Serious talks began last week and sped up once an anonymous tipster leaked word of a possible shakeup to Daily Variety, the Los Angeles Times and other outlets around 9:45 Friday morning.
“We moved quickly and decisively,” Zucker said. “If we hadn’t done it now, we wouldn’t have had the opportunity to do it later.”
Barry Diller, who has a stake in Reveille, was involved in the negotiations to shift Silverman from Reveille to NBC.
Silverman said he accepted Zucker’s offer despite the fact that it reps a pay cut for him.
“I am taking a massive financial hit, which is a testament to how passionate I am about this job,” Silverman told Daily Variety.
Newly created co-chair positions give Silverman and Graboff responsibility for primetime, latenight and daytime, as well as NBC’s digital efforts. They’ll also oversee marketing and business affairs for the network and the studio.
Broad scope of Silverman’s and Graboff’s power make it clear that Zucker has created a completely new role for Silverman, with Reilly exiting after realizing he had received another strong vote of no confidence from Zucker.
“No other structure like this exists anywhere else in Hollywood,” Silverman said, noting the digital component of his job will be key.
Zucker said combining the network, studio and digital domains into one job will give Silverman “the opportunity to redefine our programming, our relationship with advertisers and our ongoing commitment to the new digital frontier.”
Silverman noted he “grew up watching NBC and have always loved this network. So this is a dream job for me.”
Graboff praised his new partner as “a brilliant producer and a true out-of-the-box thinker who wants to change the business model of this industry. We complement each other very well.”
Tuesday afternoon, Graboff, Silverman and Zucker met with NBC staffers to explain the moves. Silverman evoked Brandon Tartikoff’s name, saying the late NBC programmer taught him the importance of passion.
Silverman vowed to make NBC the successful net its staffers want it to be and said he had ideas about how the Peacock should take on big guns such as “American Idol.”
As for Reilly, Zucker said the departed exec “has given us some incredibly important, high-quality new series in recent years, and his legacy will be evident for many years to come in NBC’s primetime schedule.”

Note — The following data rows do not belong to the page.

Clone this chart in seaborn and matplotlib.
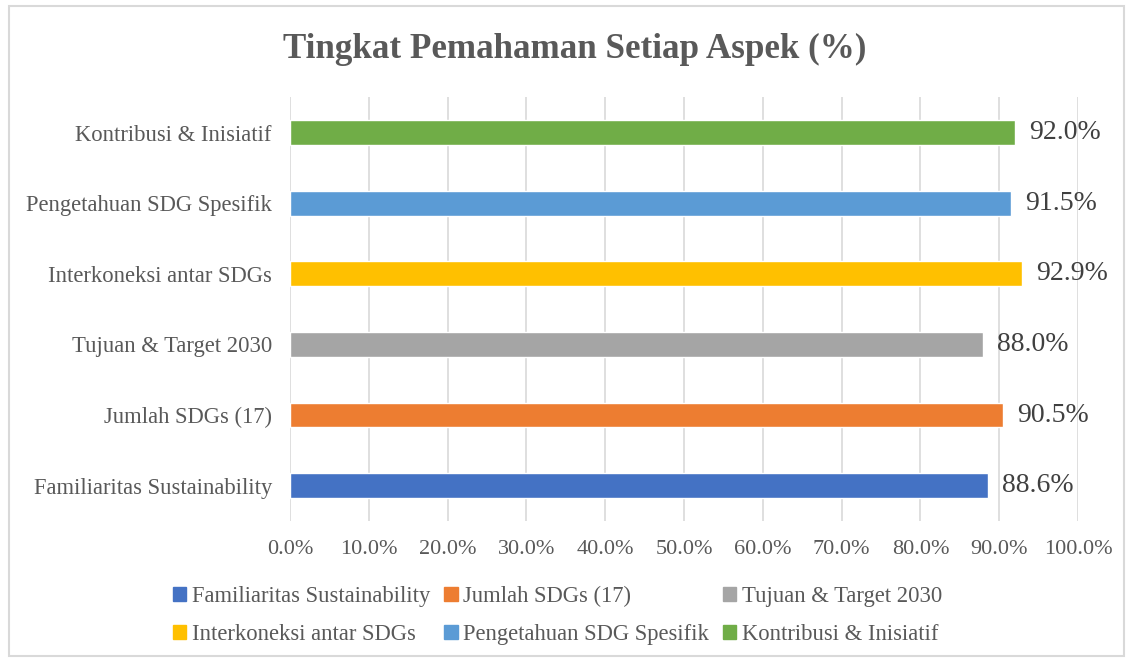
import matplotlib
matplotlib.use("Agg")
import matplotlib.pyplot as plt
import matplotlib.patches as mpatches
import seaborn as sns
import pandas as pd

# Data
aspects = ["Familiaritas Sustainability", "Jumlah SDGs (17)", "Tujuan & Target 2030",
           "Interkoneksi antar SDGs", "Pengetahuan SDG Spesifik", "Kontribusi & Inisiatif"]
scores = [88.6, 90.5, 88.0, 92.9, 91.5, 92.0]
colors = ["#4472C4", "#ED7D31", "#A5A5A5", "#FFC000", "#5B9BD5", "#70AD47"]
x_ticks = [0, 10, 20, 30, 40, 50, 60, 70, 80, 90, 100]

df = pd.DataFrame({"Aspek": aspects, "Persen": scores})
palette = dict(zip(aspects, colors))

sns.set_style("white")
plt.rcParams["font.family"] = ["Liberation Serif", "DejaVu Serif"]
text_gray = "#595959"

fig = plt.figure(figsize=(11.33, 6.62), dpi=100)
ax = fig.add_axes([0.256, 0.213, 0.6955, 0.64])

# top to bottom: last aspect first
order = aspects[::-1]
sns.barplot(data=df, x="Persen", y="Aspek", hue="Aspek", order=order, hue_order=aspects,
            palette=palette, saturation=1, width=0.35, dodge=False, legend=False, ax=ax)

for cont in ax.containers:
    ax.bar_label(cont, fmt="%.1f%%", padding=10, fontsize=20, color="#404040")

ax.set_xlim(0, 100)
ax.set_xticks(x_ticks)
ax.set_xticklabels([f"{t:.1f}%" for t in x_ticks])
ax.set_xlabel("")
ax.set_ylabel("")
ax.tick_params(axis="x", length=0, pad=14, labelsize=16, labelcolor=text_gray)
ax.tick_params(axis="y", length=0, pad=13, labelsize=16.3, labelcolor=text_gray)
ax.grid(axis="x", color="#d9d9d9", linewidth=1.2)
ax.set_axisbelow(True)
sns.despine(ax=ax, left=True, bottom=True)

fig.text(0.507, 1 - 49 / 662, "Tingkat Pemahaman Setiap Aspek (%)", ha="center", va="center",
         fontsize=25.2, fontweight="bold", color=text_gray)

# legend, row-major like the original (3 columns)
handles = [mpatches.Patch(color=c, label=a) for a, c in zip(aspects, colors)]
ncol = 3
col_major = [handles[r * ncol + c] for c in range(ncol) for r in range(2)]
fig.legend(handles=col_major, loc="center", bbox_to_anchor=(0.492, 0.07), ncol=ncol,
           frameon=False, fontsize=16.3, labelcolor=text_gray, handlelength=0.6,
           handleheight=0.6, handletextpad=0.25, columnspacing=0.6, labelspacing=0.75)

# light border around the chart
fig.patches.append(mpatches.Rectangle((9 / 1133, 6 / 662), 1 - 18 / 1133, 1 - 12 / 662,
                                      transform=fig.transFigure, fill=False,
                                      edgecolor="#d9d9d9", linewidth=1.5))

fig.savefig("out.png", dpi=100)
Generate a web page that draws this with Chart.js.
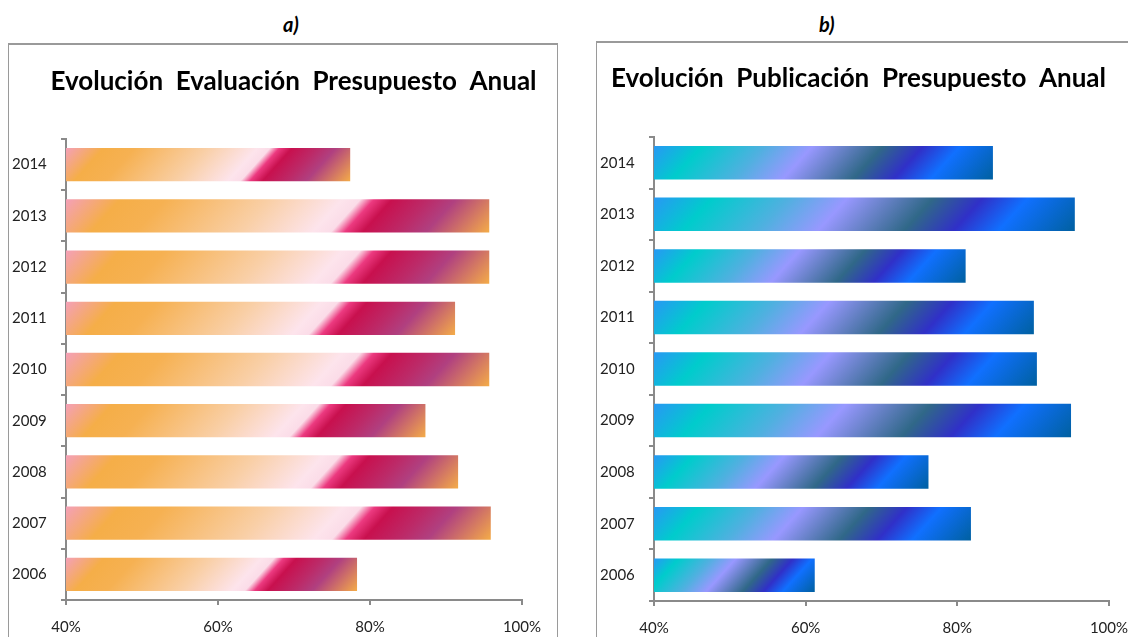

Zucker wouldn’t get into the specifics surrounding Reilly’s departure, saying only that Reilly asked to be let out of his contract and that he didn’t stand in his way.
Reilly also declined to discuss his exit from the net but did say he was proud of the shows he left behind.
“I think there are shows there that are among the best in television and that will stand the best of time,” he told Daily Variety. “The brand had drifted away from what NBC was known for. When I came back, I would never hear anyone say they love NBC. By the end, I heard it consistently.”
Reilly conceded that the new hits “didn’t amount to big enough overall ratings yet. But I know we delivered shows that were people’s favorites, and that’s a start.”
Reilly’s departure was greeted with disappointment in many circles, with even rival execs praising his track record at NBC.
“Heroes,” “My Name Is Earl” and “The Office” are all “must-see TV,” said ABC Entertainment prexy Steve McPherson. ” ‘Fear Factor’ is not.”
McPherson said NBC will be worse off without Reilly.
“Kevin brought class and quality back to NBC, (and) he had the balls to back the stuff he believed in,” said McPherson, who’s been friends with Reilly for years. “He delivered about a hit every year, and I don’t know what more you can ask of an entertainment president.”
As for Pope, Graboff made it clear that if she wants to stay at NBC, the Peacock wants to keep her around.
“She’s a key part of the senior team,” said Graboff. “We want her to stay and hope she’ll stay.”
Pope’s future has been up in the air since last week, when she and other Peacock staffers were told the network and studio wouldn’t be folded into one unit as had been expected.
Under that scenario, Pope would’ve become the key exec on the production side. She was unhappy with the change in course, leading to some tense moments with senior NBC management.